> Direction
Search the material and gather each line with "this" in it.

> Provided entries
● ● ●

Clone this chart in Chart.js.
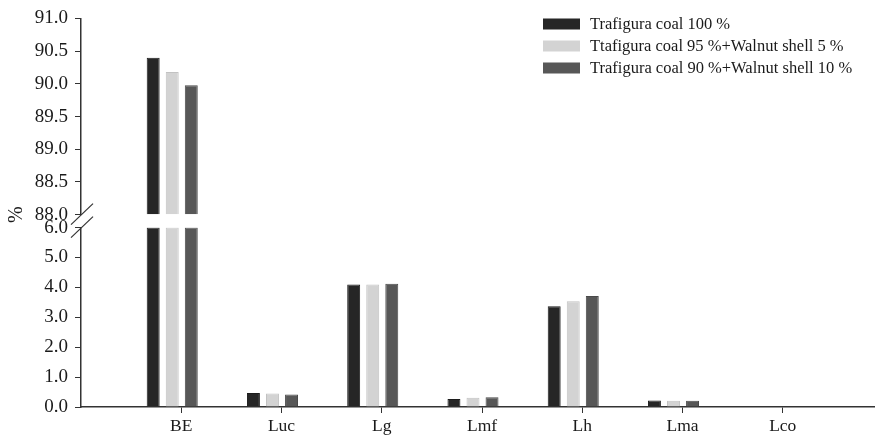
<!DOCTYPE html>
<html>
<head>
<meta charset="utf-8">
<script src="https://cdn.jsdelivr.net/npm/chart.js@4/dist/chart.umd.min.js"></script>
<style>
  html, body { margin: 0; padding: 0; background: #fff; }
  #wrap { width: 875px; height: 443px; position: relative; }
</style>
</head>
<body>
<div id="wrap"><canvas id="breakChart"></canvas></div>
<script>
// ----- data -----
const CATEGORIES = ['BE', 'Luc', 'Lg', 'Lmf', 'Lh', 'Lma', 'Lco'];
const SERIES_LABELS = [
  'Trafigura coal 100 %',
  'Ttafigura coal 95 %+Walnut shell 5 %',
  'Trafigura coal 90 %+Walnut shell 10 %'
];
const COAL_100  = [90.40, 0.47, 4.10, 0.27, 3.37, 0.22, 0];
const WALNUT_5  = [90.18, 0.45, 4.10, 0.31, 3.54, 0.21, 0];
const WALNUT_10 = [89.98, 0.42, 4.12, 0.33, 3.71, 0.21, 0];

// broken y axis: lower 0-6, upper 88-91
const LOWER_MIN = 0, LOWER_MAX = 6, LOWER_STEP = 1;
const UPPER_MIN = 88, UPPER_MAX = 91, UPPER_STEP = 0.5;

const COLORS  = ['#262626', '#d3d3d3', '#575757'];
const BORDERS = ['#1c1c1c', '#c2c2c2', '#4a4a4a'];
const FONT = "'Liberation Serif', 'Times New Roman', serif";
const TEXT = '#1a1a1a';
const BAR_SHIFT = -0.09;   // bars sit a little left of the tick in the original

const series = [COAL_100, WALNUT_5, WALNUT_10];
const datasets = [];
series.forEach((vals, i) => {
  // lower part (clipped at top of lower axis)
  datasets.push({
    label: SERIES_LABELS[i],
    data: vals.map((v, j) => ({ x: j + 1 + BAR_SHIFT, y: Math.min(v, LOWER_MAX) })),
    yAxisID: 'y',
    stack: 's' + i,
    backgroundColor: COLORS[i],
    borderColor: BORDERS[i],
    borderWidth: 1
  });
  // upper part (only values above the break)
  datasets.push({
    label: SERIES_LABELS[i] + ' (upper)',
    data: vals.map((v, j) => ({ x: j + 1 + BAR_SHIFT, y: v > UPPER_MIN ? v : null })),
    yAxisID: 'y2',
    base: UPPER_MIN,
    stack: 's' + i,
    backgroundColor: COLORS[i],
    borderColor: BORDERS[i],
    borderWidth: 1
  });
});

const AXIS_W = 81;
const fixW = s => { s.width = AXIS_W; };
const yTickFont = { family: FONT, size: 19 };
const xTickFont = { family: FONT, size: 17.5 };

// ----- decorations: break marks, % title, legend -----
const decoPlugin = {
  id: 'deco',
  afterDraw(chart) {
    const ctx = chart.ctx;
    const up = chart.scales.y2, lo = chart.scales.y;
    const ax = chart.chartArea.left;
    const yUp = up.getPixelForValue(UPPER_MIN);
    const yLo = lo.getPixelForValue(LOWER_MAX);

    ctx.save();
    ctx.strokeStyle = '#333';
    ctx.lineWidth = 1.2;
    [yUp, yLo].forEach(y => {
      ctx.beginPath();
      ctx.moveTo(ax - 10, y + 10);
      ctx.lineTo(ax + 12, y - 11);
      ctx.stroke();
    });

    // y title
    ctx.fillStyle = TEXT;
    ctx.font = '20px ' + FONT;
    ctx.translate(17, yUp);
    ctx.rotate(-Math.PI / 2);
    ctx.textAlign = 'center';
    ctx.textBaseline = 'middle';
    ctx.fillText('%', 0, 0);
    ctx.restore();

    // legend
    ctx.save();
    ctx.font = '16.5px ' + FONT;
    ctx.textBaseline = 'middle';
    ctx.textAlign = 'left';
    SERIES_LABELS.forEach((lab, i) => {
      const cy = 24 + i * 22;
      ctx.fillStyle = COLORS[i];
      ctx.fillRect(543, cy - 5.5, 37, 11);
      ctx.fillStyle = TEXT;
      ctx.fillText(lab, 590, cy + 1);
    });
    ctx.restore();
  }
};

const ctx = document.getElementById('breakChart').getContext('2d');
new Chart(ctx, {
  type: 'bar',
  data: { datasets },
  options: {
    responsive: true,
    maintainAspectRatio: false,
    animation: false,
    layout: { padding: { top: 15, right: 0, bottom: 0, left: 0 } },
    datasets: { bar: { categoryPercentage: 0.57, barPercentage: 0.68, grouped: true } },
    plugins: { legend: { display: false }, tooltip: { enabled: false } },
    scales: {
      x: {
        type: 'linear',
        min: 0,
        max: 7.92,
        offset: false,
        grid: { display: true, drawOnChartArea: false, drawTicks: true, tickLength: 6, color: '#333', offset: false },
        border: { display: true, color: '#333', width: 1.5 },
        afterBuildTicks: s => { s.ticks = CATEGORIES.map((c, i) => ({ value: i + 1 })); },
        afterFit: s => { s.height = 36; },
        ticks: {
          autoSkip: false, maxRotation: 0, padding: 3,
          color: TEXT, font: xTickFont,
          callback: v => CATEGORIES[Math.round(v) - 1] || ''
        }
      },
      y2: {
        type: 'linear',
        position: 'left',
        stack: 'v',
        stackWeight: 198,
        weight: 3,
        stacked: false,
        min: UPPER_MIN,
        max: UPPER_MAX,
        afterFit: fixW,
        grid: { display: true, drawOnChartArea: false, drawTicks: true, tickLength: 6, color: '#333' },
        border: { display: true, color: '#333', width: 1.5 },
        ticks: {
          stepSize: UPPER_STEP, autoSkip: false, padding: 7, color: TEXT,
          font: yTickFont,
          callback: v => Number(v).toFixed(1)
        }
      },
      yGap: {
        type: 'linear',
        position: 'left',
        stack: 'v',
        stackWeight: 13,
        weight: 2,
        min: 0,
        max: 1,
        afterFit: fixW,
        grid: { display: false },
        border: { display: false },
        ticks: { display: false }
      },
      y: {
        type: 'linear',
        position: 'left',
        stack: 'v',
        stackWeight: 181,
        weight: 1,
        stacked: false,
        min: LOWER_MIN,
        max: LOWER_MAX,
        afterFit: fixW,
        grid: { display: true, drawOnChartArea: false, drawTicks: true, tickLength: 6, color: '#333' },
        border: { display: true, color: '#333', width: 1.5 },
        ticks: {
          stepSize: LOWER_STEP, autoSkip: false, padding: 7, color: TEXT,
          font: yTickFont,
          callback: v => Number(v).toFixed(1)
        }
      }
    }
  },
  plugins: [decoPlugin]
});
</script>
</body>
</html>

● ● ●

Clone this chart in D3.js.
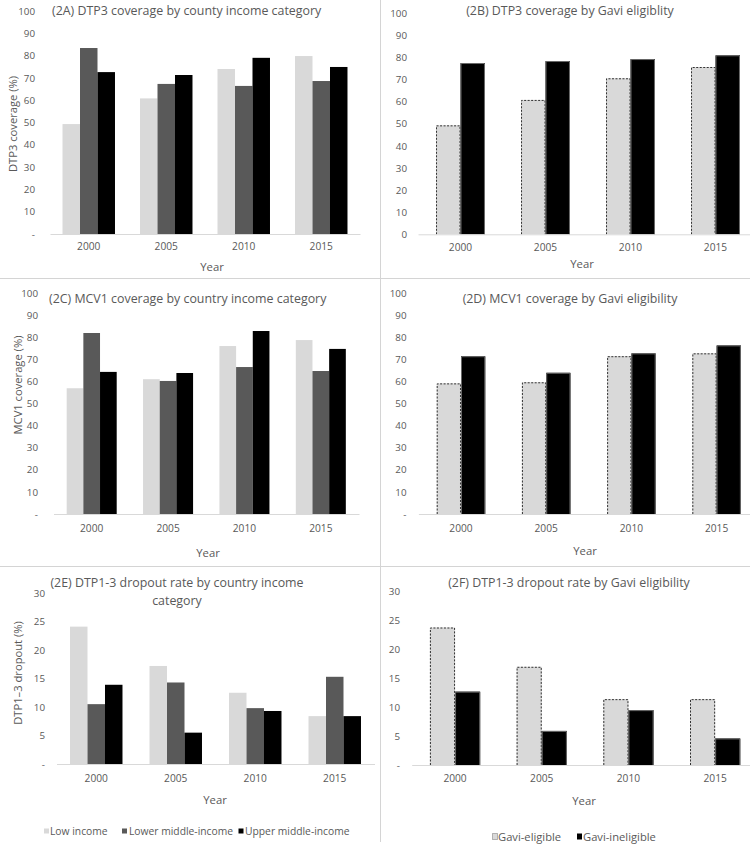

● ● ●

> Written answer
Clone this chart in Chart.js.
Clone this chart in D3.js.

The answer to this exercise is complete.